_WRITTEN REQUEST_
Word for word, transcribe the lines below and drop the pictures.

_RAW DATA_
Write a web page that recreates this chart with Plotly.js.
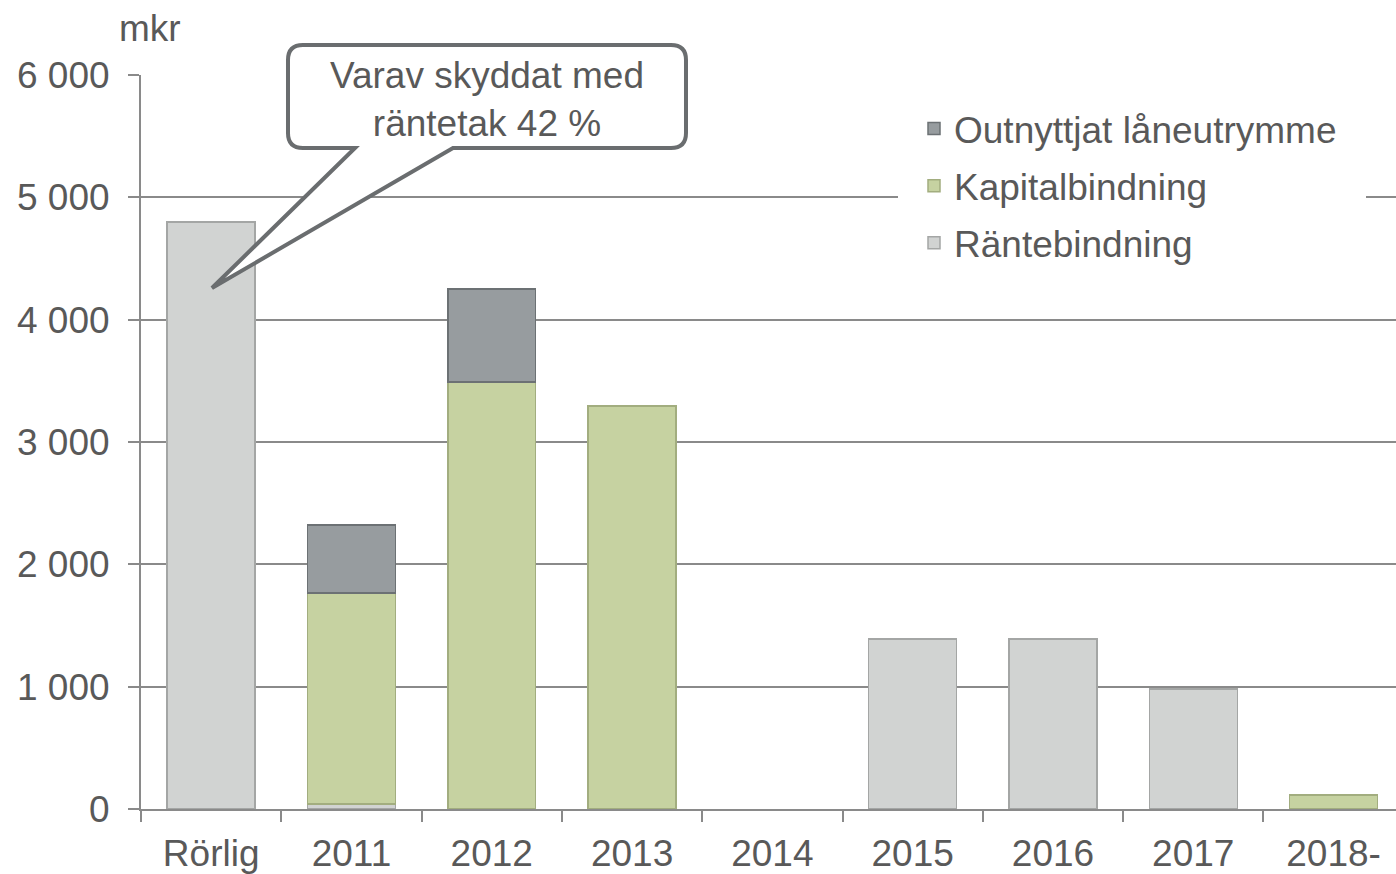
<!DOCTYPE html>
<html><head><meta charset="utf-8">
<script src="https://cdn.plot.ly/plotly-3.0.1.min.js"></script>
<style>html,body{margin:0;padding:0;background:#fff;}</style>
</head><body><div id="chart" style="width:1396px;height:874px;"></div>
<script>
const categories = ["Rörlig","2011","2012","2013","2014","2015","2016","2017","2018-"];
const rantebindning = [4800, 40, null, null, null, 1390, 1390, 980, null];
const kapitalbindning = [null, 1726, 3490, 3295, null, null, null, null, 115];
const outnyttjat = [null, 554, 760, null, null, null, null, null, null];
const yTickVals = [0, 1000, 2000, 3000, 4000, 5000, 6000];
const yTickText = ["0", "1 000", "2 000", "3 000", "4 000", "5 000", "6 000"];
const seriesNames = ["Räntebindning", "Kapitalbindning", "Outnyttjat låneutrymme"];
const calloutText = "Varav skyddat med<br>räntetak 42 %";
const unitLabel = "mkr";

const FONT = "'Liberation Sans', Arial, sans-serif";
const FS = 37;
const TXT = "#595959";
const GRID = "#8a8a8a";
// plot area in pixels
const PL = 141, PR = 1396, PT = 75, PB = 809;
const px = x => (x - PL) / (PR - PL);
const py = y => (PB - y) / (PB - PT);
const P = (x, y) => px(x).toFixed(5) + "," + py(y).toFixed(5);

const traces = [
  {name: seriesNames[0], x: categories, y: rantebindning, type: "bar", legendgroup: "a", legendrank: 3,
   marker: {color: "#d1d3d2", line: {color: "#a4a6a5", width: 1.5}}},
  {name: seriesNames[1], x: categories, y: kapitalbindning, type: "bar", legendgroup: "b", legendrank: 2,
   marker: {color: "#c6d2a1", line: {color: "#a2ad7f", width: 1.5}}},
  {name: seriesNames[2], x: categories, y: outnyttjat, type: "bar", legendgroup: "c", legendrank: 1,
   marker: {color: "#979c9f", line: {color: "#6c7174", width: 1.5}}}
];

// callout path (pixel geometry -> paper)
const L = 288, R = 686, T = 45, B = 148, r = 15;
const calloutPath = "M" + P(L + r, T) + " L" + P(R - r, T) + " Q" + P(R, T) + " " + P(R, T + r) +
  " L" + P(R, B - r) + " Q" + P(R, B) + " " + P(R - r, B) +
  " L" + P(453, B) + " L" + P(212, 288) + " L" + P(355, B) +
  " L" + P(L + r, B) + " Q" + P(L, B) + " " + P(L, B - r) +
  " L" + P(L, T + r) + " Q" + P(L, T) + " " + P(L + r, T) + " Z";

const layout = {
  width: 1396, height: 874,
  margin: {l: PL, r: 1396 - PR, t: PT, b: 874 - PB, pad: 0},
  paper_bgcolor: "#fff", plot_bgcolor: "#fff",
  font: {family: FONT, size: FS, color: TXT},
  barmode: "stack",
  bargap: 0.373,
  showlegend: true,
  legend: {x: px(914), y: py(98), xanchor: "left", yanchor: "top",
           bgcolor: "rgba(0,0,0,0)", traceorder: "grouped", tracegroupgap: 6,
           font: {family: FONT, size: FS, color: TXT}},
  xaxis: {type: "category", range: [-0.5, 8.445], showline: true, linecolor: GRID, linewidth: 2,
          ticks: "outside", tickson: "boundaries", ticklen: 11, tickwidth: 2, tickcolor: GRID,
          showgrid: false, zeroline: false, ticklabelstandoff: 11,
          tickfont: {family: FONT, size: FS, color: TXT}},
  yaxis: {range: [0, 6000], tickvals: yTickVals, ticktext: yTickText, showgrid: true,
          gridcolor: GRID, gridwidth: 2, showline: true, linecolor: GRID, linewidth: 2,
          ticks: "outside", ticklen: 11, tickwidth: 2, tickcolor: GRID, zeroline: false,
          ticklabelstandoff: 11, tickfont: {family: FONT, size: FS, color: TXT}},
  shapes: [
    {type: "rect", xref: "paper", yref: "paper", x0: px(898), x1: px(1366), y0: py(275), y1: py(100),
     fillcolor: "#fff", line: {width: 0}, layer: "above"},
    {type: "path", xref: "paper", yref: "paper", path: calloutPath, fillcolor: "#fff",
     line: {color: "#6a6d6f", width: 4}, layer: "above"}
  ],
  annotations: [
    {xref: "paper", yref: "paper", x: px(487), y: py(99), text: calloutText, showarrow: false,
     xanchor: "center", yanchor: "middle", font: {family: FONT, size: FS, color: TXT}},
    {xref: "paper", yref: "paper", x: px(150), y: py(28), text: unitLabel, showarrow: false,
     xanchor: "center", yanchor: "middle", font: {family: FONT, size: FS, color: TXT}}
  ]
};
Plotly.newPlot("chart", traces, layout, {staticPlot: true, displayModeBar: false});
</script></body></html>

_RESULT OF THE EXERCISE_
Write a web page that recreates this chart with Plotly.js.
<!DOCTYPE html>
<html><head><meta charset="utf-8">
<script src="https://cdn.plot.ly/plotly-3.0.1.min.js"></script>
<style>html,body{margin:0;padding:0;background:#fff;}</style>
</head><body><div id="chart" style="width:1396px;height:874px;"></div>
<script>
const categories = ["Rörlig","2011","2012","2013","2014","2015","2016","2017","2018-"];
const rantebindning = [4800, 40, null, null, null, 1390, 1390, 980, null];
const kapitalbindning = [null, 1726, 3490, 3295, null, null, null, null, 115];
const outnyttjat = [null, 554, 760, null, null, null, null, null, null];
const yTickVals = [0, 1000, 2000, 3000, 4000, 5000, 6000];
const yTickText = ["0", "1 000", "2 000", "3 000", "4 000", "5 000", "6 000"];
const seriesNames = ["Räntebindning", "Kapitalbindning", "Outnyttjat låneutrymme"];
const calloutText = "Varav skyddat med<br>räntetak 42 %";
const unitLabel = "mkr";

const FONT = "'Liberation Sans', Arial, sans-serif";
const FS = 37;
const TXT = "#595959";
const GRID = "#8a8a8a";
// plot area in pixels
const PL = 141, PR = 1396, PT = 75, PB = 809;
const px = x => (x - PL) / (PR - PL);
const py = y => (PB - y) / (PB - PT);
const P = (x, y) => px(x).toFixed(5) + "," + py(y).toFixed(5);

const traces = [
  {name: seriesNames[0], x: categories, y: rantebindning, type: "bar", legendgroup: "a", legendrank: 3,
   marker: {color: "#d1d3d2", line: {color: "#a4a6a5", width: 1.5}}},
  {name: seriesNames[1], x: categories, y: kapitalbindning, type: "bar", legendgroup: "b", legendrank: 2,
   marker: {color: "#c6d2a1", line: {color: "#a2ad7f", width: 1.5}}},
  {name: seriesNames[2], x: categories, y: outnyttjat, type: "bar", legendgroup: "c", legendrank: 1,
   marker: {color: "#979c9f", line: {color: "#6c7174", width: 1.5}}}
];

// callout path (pixel geometry -> paper)
const L = 288, R = 686, T = 45, B = 148, r = 15;
const calloutPath = "M" + P(L + r, T) + " L" + P(R - r, T) + " Q" + P(R, T) + " " + P(R, T + r) +
  " L" + P(R, B - r) + " Q" + P(R, B) + " " + P(R - r, B) +
  " L" + P(453, B) + " L" + P(212, 288) + " L" + P(355, B) +
  " L" + P(L + r, B) + " Q" + P(L, B) + " " + P(L, B - r) +
  " L" + P(L, T + r) + " Q" + P(L, T) + " " + P(L + r, T) + " Z";

const layout = {
  width: 1396, height: 874,
  margin: {l: PL, r: 1396 - PR, t: PT, b: 874 - PB, pad: 0},
  paper_bgcolor: "#fff", plot_bgcolor: "#fff",
  font: {family: FONT, size: FS, color: TXT},
  barmode: "stack",
  bargap: 0.373,
  showlegend: true,
  legend: {x: px(914), y: py(98), xanchor: "left", yanchor: "top",
           bgcolor: "rgba(0,0,0,0)", traceorder: "grouped", tracegroupgap: 6,
           font: {family: FONT, size: FS, color: TXT}},
  xaxis: {type: "category", range: [-0.5, 8.445], showline: true, linecolor: GRID, linewidth: 2,
          ticks: "outside", tickson: "boundaries", ticklen: 11, tickwidth: 2, tickcolor: GRID,
          showgrid: false, zeroline: false, ticklabelstandoff: 11,
          tickfont: {family: FONT, size: FS, color: TXT}},
  yaxis: {range: [0, 6000], tickvals: yTickVals, ticktext: yTickText, showgrid: true,
          gridcolor: GRID, gridwidth: 2, showline: true, linecolor: GRID, linewidth: 2,
          ticks: "outside", ticklen: 11, tickwidth: 2, tickcolor: GRID, zeroline: false,
          ticklabelstandoff: 11, tickfont: {family: FONT, size: FS, color: TXT}},
  shapes: [
    {type: "rect", xref: "paper", yref: "paper", x0: px(898), x1: px(1366), y0: py(275), y1: py(100),
     fillcolor: "#fff", line: {width: 0}, layer: "above"},
    {type: "path", xref: "paper", yref: "paper", path: calloutPath, fillcolor: "#fff",
     line: {color: "#6a6d6f", width: 4}, layer: "above"}
  ],
  annotations: [
    {xref: "paper", yref: "paper", x: px(487), y: py(99), text: calloutText, showarrow: false,
     xanchor: "center", yanchor: "middle", font: {family: FONT, size: FS, color: TXT}},
    {xref: "paper", yref: "paper", x: px(150), y: py(28), text: unitLabel, showarrow: false,
     xanchor: "center", yanchor: "middle", font: {family: FONT, size: FS, color: TXT}}
  ]
};
Plotly.newPlot("chart", traces, layout, {staticPlot: true, displayModeBar: false});
</script></body></html>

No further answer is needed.